─── INFORMATION SUPPLIED ───

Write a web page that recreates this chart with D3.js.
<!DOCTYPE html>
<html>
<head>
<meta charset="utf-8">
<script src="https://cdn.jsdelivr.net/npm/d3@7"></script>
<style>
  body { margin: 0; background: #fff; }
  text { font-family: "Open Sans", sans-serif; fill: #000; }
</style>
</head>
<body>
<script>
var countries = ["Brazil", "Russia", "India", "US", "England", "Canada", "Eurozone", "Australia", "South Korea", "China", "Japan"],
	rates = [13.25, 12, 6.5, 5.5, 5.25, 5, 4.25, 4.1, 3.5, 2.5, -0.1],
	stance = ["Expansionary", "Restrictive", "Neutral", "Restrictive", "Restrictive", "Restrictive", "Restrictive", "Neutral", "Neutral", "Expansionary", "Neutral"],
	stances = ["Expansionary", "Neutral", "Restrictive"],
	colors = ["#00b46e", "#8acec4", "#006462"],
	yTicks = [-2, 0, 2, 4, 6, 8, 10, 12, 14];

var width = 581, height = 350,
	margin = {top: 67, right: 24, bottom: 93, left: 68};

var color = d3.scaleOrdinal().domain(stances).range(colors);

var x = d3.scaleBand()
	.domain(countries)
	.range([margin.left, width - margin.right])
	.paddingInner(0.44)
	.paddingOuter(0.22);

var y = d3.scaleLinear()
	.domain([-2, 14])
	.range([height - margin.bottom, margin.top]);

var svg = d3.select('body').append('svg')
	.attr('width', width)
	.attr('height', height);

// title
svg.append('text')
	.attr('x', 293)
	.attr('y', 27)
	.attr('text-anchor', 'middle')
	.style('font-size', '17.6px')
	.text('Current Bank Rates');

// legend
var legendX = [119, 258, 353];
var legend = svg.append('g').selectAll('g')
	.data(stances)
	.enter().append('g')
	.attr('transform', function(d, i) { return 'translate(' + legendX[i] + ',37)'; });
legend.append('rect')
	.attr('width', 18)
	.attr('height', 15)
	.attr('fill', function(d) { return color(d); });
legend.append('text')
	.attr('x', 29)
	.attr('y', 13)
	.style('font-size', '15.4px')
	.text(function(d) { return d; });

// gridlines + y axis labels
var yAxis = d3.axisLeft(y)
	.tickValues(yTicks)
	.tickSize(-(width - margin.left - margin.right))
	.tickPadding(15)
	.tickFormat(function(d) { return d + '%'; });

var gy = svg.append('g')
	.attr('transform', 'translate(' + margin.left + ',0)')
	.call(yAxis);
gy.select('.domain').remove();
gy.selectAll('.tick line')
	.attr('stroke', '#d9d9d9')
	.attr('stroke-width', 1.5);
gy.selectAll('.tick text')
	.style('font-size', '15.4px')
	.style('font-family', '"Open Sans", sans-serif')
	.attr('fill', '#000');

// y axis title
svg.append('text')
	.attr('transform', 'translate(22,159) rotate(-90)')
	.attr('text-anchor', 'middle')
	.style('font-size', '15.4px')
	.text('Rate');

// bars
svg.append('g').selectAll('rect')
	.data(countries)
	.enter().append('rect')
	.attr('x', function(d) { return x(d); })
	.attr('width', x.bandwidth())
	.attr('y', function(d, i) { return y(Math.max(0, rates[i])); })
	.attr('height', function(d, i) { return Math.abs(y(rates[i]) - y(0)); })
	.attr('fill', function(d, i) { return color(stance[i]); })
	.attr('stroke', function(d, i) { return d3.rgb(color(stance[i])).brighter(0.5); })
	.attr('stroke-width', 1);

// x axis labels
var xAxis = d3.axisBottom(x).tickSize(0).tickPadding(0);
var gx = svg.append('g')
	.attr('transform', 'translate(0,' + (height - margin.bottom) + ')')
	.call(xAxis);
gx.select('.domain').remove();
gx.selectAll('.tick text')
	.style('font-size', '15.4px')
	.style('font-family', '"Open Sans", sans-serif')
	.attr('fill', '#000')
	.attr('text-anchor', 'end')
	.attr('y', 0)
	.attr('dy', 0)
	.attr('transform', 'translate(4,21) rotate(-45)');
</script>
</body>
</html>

───
─── INFORMATION SUPPLIED ───

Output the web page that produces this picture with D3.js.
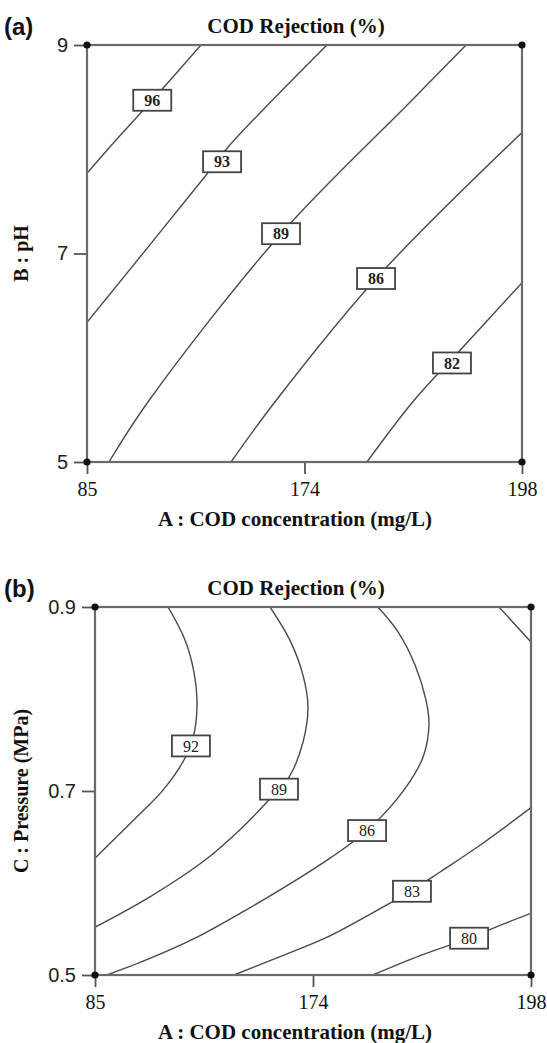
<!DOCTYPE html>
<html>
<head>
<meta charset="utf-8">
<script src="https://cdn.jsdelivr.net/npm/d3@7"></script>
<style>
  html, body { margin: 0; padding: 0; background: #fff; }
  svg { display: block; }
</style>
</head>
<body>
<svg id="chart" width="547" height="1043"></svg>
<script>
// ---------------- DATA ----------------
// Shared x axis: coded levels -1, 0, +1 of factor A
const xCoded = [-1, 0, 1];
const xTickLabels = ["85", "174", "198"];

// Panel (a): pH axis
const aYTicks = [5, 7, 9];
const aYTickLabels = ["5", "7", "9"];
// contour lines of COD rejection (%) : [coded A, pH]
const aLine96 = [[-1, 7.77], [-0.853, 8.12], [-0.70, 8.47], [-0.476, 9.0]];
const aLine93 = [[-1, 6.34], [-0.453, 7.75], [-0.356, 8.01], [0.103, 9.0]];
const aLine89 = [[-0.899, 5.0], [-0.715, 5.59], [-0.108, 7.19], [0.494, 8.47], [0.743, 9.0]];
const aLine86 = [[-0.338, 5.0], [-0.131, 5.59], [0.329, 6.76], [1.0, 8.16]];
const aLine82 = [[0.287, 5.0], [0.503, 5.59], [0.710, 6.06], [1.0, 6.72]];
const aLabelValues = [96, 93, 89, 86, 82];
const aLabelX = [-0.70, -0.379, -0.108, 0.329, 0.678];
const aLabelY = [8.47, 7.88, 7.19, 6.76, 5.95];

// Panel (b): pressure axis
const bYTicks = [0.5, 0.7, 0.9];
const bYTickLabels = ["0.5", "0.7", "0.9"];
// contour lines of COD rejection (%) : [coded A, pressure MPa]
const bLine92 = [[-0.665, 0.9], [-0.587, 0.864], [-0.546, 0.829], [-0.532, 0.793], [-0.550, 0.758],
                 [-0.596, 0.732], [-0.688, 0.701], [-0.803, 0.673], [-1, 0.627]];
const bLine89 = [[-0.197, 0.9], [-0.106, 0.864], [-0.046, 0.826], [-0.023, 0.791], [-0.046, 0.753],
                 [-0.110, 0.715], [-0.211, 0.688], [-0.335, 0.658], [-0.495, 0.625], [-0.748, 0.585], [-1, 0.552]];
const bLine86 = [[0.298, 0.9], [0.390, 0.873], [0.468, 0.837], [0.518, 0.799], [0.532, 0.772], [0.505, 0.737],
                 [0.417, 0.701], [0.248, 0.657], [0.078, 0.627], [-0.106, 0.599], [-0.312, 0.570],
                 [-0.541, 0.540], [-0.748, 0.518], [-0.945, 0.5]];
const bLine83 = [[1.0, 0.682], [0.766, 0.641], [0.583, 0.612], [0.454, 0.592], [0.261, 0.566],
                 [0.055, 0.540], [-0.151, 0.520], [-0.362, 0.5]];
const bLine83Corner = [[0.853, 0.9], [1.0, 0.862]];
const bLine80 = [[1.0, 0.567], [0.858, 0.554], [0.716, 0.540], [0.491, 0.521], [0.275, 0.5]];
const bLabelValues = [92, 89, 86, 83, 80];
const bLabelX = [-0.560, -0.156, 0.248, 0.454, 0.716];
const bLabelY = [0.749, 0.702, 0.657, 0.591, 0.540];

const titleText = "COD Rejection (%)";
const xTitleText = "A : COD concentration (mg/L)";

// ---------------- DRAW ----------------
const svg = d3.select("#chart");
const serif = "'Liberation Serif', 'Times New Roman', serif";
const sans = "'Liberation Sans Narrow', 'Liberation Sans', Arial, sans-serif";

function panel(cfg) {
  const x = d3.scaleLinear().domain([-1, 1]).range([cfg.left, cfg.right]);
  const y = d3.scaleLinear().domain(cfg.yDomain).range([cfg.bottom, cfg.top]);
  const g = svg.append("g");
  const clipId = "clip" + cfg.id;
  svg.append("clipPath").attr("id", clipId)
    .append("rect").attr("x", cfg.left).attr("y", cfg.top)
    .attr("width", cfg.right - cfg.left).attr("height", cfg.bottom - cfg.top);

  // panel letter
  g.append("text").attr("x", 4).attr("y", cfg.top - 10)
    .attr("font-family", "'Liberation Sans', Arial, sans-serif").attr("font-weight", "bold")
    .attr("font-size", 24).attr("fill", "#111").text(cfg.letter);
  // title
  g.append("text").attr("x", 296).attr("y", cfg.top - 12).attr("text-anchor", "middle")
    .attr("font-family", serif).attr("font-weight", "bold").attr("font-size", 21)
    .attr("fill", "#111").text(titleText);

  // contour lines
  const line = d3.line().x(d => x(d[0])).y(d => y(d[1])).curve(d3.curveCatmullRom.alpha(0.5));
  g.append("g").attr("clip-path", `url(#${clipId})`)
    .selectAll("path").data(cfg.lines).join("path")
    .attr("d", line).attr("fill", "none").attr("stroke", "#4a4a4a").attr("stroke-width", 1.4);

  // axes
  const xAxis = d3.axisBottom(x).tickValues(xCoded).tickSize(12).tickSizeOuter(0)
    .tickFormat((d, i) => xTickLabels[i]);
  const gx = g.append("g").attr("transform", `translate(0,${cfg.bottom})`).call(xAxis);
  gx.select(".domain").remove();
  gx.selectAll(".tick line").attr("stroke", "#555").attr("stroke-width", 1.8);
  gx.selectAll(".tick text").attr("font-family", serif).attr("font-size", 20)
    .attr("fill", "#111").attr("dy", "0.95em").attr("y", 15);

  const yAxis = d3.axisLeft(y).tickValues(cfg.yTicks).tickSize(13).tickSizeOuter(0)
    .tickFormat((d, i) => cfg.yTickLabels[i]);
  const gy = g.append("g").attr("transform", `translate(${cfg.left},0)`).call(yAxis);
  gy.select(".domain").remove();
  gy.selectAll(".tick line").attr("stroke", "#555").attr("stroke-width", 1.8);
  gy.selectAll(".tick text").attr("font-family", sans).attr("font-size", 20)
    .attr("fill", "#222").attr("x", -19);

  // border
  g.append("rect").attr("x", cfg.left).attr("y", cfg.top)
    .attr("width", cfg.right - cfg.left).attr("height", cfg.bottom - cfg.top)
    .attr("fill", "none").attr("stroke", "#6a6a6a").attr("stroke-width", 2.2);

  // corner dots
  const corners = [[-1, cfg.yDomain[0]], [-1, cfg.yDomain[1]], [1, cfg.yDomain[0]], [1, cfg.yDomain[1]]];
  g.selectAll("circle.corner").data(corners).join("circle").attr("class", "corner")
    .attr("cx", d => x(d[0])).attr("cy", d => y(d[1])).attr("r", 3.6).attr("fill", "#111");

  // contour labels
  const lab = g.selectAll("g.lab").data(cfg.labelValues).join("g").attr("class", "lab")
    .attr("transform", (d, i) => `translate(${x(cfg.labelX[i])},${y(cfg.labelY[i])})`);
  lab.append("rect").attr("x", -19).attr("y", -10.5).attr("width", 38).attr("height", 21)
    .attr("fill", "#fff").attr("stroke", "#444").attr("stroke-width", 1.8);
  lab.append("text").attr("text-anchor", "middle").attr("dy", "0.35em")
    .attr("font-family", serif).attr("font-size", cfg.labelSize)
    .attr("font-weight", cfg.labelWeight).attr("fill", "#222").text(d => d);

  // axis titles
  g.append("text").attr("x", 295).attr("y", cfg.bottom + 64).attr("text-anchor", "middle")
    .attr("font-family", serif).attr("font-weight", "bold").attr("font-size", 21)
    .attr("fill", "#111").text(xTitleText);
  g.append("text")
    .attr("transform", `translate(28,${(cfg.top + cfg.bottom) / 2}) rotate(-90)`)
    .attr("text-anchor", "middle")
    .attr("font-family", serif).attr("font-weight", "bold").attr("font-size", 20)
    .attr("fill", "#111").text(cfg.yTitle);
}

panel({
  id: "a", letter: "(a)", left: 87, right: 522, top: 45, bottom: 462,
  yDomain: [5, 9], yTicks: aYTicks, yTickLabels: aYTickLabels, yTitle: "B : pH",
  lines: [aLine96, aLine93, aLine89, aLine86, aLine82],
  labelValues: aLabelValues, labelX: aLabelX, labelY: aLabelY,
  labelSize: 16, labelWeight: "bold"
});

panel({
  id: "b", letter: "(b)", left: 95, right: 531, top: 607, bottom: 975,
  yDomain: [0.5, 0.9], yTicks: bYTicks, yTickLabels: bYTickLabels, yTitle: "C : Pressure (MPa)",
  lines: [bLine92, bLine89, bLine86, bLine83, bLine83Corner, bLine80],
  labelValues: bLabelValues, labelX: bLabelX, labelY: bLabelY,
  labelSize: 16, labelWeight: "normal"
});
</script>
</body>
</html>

───

• EXERCISE INSTRUCTIONS:
Everything from the line that contains "Write a web" to the line that contains "var color = d3.scaleOrdinal().domain(stances).range(colors);" must be transcribed exactly, both end lines included.

• COMPLETED TASK:
Write a web page that recreates this chart with D3.js.
<!DOCTYPE html>
<html>
<head>
<meta charset="utf-8">
<script src="https://cdn.jsdelivr.net/npm/d3@7"></script>
<style>
  body { margin: 0; background: #fff; }
  text { font-family: "Open Sans", sans-serif; fill: #000; }
</style>
</head>
<body>
<script>
var countries = ["Brazil", "Russia", "India", "US", "England", "Canada", "Eurozone", "Australia", "South Korea", "China", "Japan"],
	rates = [13.25, 12, 6.5, 5.5, 5.25, 5, 4.25, 4.1, 3.5, 2.5, -0.1],
	stance = ["Expansionary", "Restrictive", "Neutral", "Restrictive", "Restrictive", "Restrictive", "Restrictive", "Neutral", "Neutral", "Expansionary", "Neutral"],
	stances = ["Expansionary", "Neutral", "Restrictive"],
	colors = ["#00b46e", "#8acec4", "#006462"],
	yTicks = [-2, 0, 2, 4, 6, 8, 10, 12, 14];

var width = 581, height = 350,
	margin = {top: 67, right: 24, bottom: 93, left: 68};

var color = d3.scaleOrdinal().domain(stances).range(colors);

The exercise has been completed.